[WORK REQUIRED]
Locate every line below that contains the word "size" and copy it.

** Start COLLECTED MATERIAL **

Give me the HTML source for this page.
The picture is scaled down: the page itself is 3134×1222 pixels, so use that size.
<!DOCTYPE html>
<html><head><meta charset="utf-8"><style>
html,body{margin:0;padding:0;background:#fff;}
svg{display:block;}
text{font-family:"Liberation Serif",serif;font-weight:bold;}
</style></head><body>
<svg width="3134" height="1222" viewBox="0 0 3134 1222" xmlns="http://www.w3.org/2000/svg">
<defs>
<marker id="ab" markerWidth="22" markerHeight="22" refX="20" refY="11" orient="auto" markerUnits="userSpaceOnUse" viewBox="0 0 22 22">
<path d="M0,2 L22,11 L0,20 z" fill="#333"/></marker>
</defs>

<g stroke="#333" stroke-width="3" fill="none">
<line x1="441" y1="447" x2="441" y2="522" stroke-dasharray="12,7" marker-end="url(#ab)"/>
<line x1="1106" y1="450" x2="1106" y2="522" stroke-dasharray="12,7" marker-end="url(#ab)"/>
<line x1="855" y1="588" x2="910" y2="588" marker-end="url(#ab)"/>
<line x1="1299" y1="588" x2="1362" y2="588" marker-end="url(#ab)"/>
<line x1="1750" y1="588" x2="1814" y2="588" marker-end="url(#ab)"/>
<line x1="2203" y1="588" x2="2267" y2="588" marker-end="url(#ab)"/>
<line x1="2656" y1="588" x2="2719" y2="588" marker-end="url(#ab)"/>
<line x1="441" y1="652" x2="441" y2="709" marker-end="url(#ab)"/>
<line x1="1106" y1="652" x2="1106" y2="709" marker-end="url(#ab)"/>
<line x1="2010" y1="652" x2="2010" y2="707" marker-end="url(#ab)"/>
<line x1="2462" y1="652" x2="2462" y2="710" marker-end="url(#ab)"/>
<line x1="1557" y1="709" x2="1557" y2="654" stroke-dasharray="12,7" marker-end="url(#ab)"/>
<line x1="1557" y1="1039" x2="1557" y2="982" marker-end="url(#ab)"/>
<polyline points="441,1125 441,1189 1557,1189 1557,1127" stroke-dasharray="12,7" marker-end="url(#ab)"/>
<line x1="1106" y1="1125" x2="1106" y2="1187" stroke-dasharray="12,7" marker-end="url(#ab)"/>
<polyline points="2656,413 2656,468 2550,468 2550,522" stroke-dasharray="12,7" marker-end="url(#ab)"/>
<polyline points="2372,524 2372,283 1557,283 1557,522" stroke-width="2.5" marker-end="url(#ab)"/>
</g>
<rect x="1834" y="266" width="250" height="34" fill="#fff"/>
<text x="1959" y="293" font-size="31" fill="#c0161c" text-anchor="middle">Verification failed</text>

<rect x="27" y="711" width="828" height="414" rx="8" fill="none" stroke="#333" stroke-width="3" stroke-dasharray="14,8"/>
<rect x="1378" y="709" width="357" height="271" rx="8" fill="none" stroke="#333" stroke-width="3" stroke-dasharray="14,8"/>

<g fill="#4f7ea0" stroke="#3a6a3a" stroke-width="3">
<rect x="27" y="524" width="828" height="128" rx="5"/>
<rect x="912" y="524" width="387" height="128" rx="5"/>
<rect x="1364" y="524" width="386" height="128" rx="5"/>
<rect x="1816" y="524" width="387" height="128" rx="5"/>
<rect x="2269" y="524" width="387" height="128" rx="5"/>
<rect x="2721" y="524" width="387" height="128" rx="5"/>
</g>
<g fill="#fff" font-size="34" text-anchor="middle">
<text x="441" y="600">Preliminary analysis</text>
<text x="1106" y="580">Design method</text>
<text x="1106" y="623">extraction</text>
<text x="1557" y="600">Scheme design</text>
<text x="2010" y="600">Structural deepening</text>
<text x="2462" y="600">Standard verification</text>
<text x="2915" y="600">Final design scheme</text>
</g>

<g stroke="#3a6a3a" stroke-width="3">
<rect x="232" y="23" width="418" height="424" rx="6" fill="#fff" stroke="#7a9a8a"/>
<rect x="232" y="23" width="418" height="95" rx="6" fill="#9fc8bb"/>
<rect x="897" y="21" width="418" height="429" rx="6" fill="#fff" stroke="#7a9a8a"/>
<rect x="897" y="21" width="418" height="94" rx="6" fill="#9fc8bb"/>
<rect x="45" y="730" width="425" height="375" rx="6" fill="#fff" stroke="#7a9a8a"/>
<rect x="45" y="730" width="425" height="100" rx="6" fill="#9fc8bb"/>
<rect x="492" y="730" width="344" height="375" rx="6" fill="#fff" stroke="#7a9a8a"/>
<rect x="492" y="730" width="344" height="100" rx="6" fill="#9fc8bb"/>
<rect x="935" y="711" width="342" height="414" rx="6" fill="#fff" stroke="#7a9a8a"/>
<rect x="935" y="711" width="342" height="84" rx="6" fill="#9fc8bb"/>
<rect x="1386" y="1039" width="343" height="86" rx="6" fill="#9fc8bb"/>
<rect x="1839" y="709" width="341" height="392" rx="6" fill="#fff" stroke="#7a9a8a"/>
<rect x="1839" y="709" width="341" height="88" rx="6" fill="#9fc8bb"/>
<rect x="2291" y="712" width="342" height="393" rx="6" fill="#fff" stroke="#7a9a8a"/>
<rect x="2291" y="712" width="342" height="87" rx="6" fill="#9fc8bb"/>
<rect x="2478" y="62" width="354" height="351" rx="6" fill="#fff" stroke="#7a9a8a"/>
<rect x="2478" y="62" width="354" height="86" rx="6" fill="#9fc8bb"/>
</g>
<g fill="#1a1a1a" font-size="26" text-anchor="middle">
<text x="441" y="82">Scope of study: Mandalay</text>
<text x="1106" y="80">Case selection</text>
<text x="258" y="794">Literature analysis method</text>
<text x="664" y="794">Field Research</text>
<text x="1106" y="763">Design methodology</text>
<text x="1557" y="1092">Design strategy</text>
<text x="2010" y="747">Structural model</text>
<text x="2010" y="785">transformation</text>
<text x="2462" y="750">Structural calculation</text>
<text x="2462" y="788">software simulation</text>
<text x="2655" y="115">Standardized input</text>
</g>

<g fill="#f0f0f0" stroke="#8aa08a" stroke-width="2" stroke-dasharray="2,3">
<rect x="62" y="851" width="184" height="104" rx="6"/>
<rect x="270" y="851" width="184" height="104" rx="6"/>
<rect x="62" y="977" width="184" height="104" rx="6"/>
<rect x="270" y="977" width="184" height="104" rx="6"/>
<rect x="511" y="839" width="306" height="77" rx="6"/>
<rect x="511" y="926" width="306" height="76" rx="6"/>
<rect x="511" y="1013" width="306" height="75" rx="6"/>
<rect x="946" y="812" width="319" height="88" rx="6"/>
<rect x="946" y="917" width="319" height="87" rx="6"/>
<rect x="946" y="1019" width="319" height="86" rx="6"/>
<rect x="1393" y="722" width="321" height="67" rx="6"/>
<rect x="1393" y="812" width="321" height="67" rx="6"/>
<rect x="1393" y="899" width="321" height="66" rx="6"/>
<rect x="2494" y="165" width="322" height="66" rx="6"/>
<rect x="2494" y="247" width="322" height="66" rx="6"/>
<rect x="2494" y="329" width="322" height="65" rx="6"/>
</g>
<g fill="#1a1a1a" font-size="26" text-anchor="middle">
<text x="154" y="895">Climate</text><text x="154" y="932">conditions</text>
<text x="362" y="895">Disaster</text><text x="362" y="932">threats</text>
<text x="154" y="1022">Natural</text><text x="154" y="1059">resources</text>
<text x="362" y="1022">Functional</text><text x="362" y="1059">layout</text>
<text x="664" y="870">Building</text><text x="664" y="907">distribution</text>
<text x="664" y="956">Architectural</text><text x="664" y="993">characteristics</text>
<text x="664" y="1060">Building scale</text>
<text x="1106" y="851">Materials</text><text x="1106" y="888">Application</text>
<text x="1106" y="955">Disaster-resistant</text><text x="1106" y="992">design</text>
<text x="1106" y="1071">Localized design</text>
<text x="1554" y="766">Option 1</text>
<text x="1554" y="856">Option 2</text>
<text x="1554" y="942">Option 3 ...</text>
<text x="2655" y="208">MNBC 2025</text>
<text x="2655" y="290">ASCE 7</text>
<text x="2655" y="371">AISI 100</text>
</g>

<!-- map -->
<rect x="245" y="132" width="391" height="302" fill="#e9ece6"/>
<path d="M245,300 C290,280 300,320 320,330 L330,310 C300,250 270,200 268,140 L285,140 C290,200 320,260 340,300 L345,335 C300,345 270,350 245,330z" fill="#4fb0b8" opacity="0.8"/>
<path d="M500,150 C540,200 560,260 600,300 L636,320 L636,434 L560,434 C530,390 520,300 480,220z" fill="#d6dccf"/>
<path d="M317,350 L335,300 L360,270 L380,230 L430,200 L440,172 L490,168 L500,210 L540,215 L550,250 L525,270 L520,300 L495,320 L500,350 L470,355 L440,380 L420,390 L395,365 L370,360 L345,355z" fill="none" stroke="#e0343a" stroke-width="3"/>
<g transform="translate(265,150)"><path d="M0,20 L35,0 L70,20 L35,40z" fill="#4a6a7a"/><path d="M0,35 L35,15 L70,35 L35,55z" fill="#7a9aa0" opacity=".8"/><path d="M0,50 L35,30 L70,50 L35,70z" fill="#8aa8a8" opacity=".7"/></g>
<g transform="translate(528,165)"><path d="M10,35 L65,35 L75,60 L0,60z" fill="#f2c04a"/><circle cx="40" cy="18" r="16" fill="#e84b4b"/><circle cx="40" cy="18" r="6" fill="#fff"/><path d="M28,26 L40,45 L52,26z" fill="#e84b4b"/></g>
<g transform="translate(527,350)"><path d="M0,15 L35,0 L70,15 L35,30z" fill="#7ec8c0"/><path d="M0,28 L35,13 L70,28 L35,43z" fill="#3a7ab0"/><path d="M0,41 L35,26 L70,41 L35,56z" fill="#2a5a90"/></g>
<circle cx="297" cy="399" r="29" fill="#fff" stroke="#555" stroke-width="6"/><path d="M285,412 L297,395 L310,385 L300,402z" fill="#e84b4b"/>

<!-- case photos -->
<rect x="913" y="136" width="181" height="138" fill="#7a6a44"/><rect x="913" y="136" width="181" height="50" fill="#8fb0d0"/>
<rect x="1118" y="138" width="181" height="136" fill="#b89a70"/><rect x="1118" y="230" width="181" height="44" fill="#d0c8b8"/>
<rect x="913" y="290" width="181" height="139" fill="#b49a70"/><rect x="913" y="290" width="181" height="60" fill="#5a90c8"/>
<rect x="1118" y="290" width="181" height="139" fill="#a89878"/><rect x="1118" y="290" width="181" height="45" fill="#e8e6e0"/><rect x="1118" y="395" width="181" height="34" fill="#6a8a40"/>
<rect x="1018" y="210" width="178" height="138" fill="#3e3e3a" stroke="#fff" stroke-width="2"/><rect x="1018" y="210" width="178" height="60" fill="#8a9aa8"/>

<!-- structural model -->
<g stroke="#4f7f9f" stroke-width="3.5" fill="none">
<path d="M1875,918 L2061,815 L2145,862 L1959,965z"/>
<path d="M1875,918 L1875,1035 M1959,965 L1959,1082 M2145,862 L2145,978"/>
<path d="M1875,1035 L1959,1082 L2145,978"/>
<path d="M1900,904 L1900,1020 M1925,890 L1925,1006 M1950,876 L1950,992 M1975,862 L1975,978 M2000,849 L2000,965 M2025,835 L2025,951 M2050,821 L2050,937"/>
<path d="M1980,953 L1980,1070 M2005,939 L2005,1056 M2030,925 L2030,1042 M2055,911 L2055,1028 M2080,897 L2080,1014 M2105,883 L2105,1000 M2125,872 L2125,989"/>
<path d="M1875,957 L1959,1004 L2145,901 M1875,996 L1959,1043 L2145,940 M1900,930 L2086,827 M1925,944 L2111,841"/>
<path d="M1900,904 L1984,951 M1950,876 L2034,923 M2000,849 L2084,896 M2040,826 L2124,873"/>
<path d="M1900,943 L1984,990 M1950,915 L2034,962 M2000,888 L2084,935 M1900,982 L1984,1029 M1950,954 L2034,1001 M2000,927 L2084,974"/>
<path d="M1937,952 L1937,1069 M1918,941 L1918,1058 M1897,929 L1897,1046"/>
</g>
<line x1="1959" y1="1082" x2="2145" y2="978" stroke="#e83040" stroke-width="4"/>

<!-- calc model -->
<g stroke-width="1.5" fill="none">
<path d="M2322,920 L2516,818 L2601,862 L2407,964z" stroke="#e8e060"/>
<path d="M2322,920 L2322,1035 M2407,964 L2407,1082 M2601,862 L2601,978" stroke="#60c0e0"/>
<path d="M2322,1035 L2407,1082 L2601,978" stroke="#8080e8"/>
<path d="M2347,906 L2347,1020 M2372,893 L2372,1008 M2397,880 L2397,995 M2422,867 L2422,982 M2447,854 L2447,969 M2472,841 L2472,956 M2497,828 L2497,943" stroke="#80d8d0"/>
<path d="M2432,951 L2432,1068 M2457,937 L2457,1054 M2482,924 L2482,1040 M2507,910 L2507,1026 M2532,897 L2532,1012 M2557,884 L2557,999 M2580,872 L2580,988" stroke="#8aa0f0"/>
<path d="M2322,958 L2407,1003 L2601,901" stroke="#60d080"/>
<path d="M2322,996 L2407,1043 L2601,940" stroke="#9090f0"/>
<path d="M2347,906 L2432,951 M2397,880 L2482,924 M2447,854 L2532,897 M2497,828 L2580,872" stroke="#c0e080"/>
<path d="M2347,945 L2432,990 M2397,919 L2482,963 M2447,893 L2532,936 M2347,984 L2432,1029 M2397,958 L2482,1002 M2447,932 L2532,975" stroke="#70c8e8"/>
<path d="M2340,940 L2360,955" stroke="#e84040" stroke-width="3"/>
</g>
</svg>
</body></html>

** End COLLECTED MATERIAL **

[EXPECTED OUTPUT]
The picture is scaled down: the page itself is 3134×1222 pixels, so use that size.
<text x="1959" y="293" font-size="31" fill="#c0161c" text-anchor="middle">Verification failed</text>
<g fill="#fff" font-size="34" text-anchor="middle">
<g fill="#1a1a1a" font-size="26" text-anchor="middle">
<g fill="#1a1a1a" font-size="26" text-anchor="middle">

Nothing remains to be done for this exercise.